L'équation économique du pays suppose de concilier trois objectifs : préserver l'épargne longue, car elle est l'élément moteur du financement dans la durée de la croissance et de l'investissement ; trouver des solutions au problème des retraites, ce qui passe par des mécanismes de capitalisation ; et, enfin, orienter l'épargne là où elle est le plus utile, c'est-à-dire vers le financement des entreprises. Ces trois objectifs sont parfaitement tenables et compatibles, même s'ils doivent être réalisés en tenant compte de la contrainte budgétaire qui est la nôtre, ainsi que des futures normes Solvabilité II et IFRS. On a en France quelque chose qui marche et qui s'appelle l'assurance-vie. D'où la nécessité de la protéger et de la compléter par des dispositifs de long terme destinés à financer les retraites. Je récuse d'ailleurs le terme de niche fiscale la concernant puisque la dimension fiscale fait partie intégrante de la définition du produit. Les sommes mobilisées sont du reste faibles comparées aux encours : moins de 2 milliards d'euros pour plus de 30 millions de Français protégés et 1.300 milliards d'euros mobilisés, dont plus de la moitié investie dans les entreprises, c'est l'un des meilleurs investissements que l'Etat ait jamais fait.

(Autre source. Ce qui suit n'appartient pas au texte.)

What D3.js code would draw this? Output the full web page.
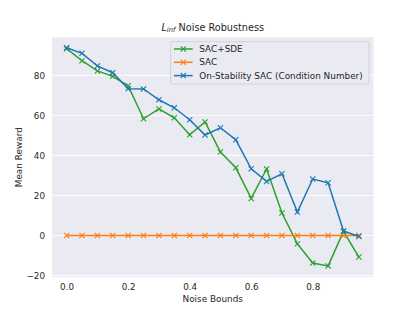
<!DOCTYPE html>
<html>
<head>
<meta charset="utf-8">
<script src="https://cdn.jsdelivr.net/npm/d3@7"></script>
<style>
body { margin: 0; background: #fff; }
text { font-family: "DejaVu Sans", sans-serif; fill: #262626; }
</style>
</head>
<body>
<svg id="chart" width="415" height="311"></svg>
<script>
// noise bounds on the x axis
var noiseBounds = [0.0, 0.05, 0.1, 0.15, 0.2, 0.25, 0.3, 0.35, 0.4, 0.45,
    0.5, 0.55, 0.6, 0.65, 0.7, 0.75, 0.8, 0.85, 0.9, 0.95];

var sacSde = [93.3, 87.3, 82.2, 79.5, 74.8, 58.3, 63.2, 58.8, 50.3, 56.7,
    41.7, 33.8, 18.5, 33.2, 11.2, -4.2, -13.8, -15.2, 2.0, -10.8];
var sac = [0, 0, 0, 0, 0, 0, 0, 0, 0, 0, 0, 0, 0, 0, 0, 0, 0, 0, 0, 0];
var onStability = [93.8, 91.0, 84.7, 81.3, 73.3, 73.2, 67.8, 63.8, 57.8, 50.2,
    53.8, 47.8, 33.3, 27.0, 30.8, 11.7, 28.2, 26.3, 2.2, -0.5];

var seriesNames = ["SAC+SDE", "SAC", "On-Stability SAC (Condition Number)"];
var seriesColors = ["#2ca02c", "#ff7f0e", "#1f77b4"];
var xTicks = [0.0, 0.2, 0.4, 0.6, 0.8];
var yTicks = [-20, 0, 20, 40, 60, 80];

var svg = d3.select("#chart");
var plotLeft = 52, plotRight = 373.5, plotTop = 37.3, plotBottom = 277.2;

var x = d3.scaleLinear().domain([-0.0475, 0.9975]).range([plotLeft, plotRight]);
var y = d3.scaleLinear().domain([-20.85, 99]).range([plotBottom, plotTop]);

svg.append("rect")
    .attr("x", plotLeft).attr("y", plotTop)
    .attr("width", plotRight - plotLeft).attr("height", plotBottom - plotTop)
    .attr("fill", "#eaeaf2");

// horizontal grid only
svg.append("g").selectAll("line")
    .data(yTicks)
    .enter()
    .append("line")
    .attr("x1", plotLeft).attr("x2", plotRight)
    .attr("y1", function(d) { return y(d); })
    .attr("y2", function(d) { return y(d); })
    .attr("stroke", "#fff")
    .attr("stroke-width", 0.9);

var xAxis = svg.append("g")
    .attr("transform", "translate(0," + plotBottom + ")")
    .call(d3.axisBottom(x).tickValues(xTicks).tickSize(0).tickPadding(7)
        .tickFormat(d3.format(".1f")));
xAxis.select(".domain").remove();
xAxis.selectAll("text").style("font-size", "8.8px").style("fill", "#262626")
    .style("font-family", "DejaVu Sans");

var yAxis = svg.append("g")
    .attr("transform", "translate(" + plotLeft + ",0)")
    .call(d3.axisLeft(y).tickValues(yTicks).tickSize(0).tickPadding(7)
        .tickFormat(function(d) { return d < 0 ? "\u2212" + Math.abs(d) : d; }));
yAxis.select(".domain").remove();
yAxis.selectAll("text").style("font-size", "8.8px").style("fill", "#262626")
    .style("font-family", "DejaVu Sans");

var allSeries = [sacSde, sac, onStability];
var line = d3.line()
    .x(function(d, i) { return x(noiseBounds[i]); })
    .y(function(d) { return y(d); });

var xMark = function(g, cx, cy, color) {
    var s = 2.6;
    g.append("path")
        .attr("d", "M" + (cx - s) + "," + (cy - s) + "L" + (cx + s) + "," + (cy + s) +
            "M" + (cx - s) + "," + (cy + s) + "L" + (cx + s) + "," + (cy - s))
        .attr("stroke", color)
        .attr("stroke-width", 1.1)
        .attr("fill", "none");
};

allSeries.forEach(function(vals, k) {
    var g = svg.append("g");
    g.append("path")
        .datum(vals)
        .attr("d", line)
        .attr("fill", "none")
        .attr("stroke", seriesColors[k])
        .attr("stroke-width", 1.5);
    vals.forEach(function(v, i) {
        xMark(g, x(noiseBounds[i]), y(v), seriesColors[k]);
    });
});

// legend
var lg = svg.append("g");
lg.append("rect")
    .attr("x", 170.7).attr("y", 41.7)
    .attr("width", 198.3).attr("height", 42.3)
    .attr("rx", 2)
    .attr("fill", "#eaeaf2")
    .attr("fill-opacity", 0.8)
    .attr("stroke", "#cccccc")
    .attr("stroke-width", 0.8);
seriesNames.forEach(function(name, k) {
    var ly = 49 + k * 13.3;
    lg.append("line")
        .attr("x1", 174).attr("x2", 192.7)
        .attr("y1", ly).attr("y2", ly)
        .attr("stroke", seriesColors[k])
        .attr("stroke-width", 1.5);
    xMark(lg, 183.3, ly, seriesColors[k]);
    lg.append("text")
        .attr("x", 199.3).attr("y", ly)
        .attr("dy", "0.35em")
        .style("font-size", "8.9px")
        .text(name);
});

// title
var title = svg.append("text")
    .attr("x", (plotLeft + plotRight) / 2)
    .attr("y", 30.5)
    .attr("text-anchor", "middle")
    .style("font-size", "9.7px");
title.append("tspan").style("font-style", "italic").text("L");
title.append("tspan").style("font-style", "italic").style("font-size", "6.8px")
    .attr("dy", 1.6).text("inf");
title.append("tspan").attr("dy", -1.6).text(" Noise Robustness");

svg.append("text")
    .attr("x", (plotLeft + plotRight) / 2)
    .attr("y", 302)
    .attr("text-anchor", "middle")
    .style("font-size", "8.9px")
    .text("Noise Bounds");

svg.append("text")
    .attr("transform", "translate(21.5," + ((plotTop + plotBottom) / 2) + ") rotate(-90)")
    .attr("text-anchor", "middle")
    .style("font-size", "8.9px")
    .text("Mean Reward");
</script>
</body>
</html>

L'un des objectifs du gouvernement est de réconcilier les épargnants avec les actions…
Très bien. Mais la confiance ne se décrète pas. C'est de l'argent des assurés qu'il s'agit, ce sont eux qui décident. L'histoire est remplie de produits financiers géniaux sur le papier mais qui se sont révélés invendables. Ce n'est pas par hasard si les Français se sont détournés dans la période récente de la détention de produits investis en actions. Il faut tirer les enseignements du passé et de la crise : les épargnants veulent des produits simples et raisonnablement souples. Les solutions ne seront pas faciles à trouver, surtout avec la contrainte de Solvabilité II. Le président de la République a donné des orientations, nous avons quelques mois pour y arriver. Mais une solution condamnée à l'échec serait de pénaliser le système actuel pour forcer la main des épargnants. L'assurance-vie, c'est le produit populaire par excellence.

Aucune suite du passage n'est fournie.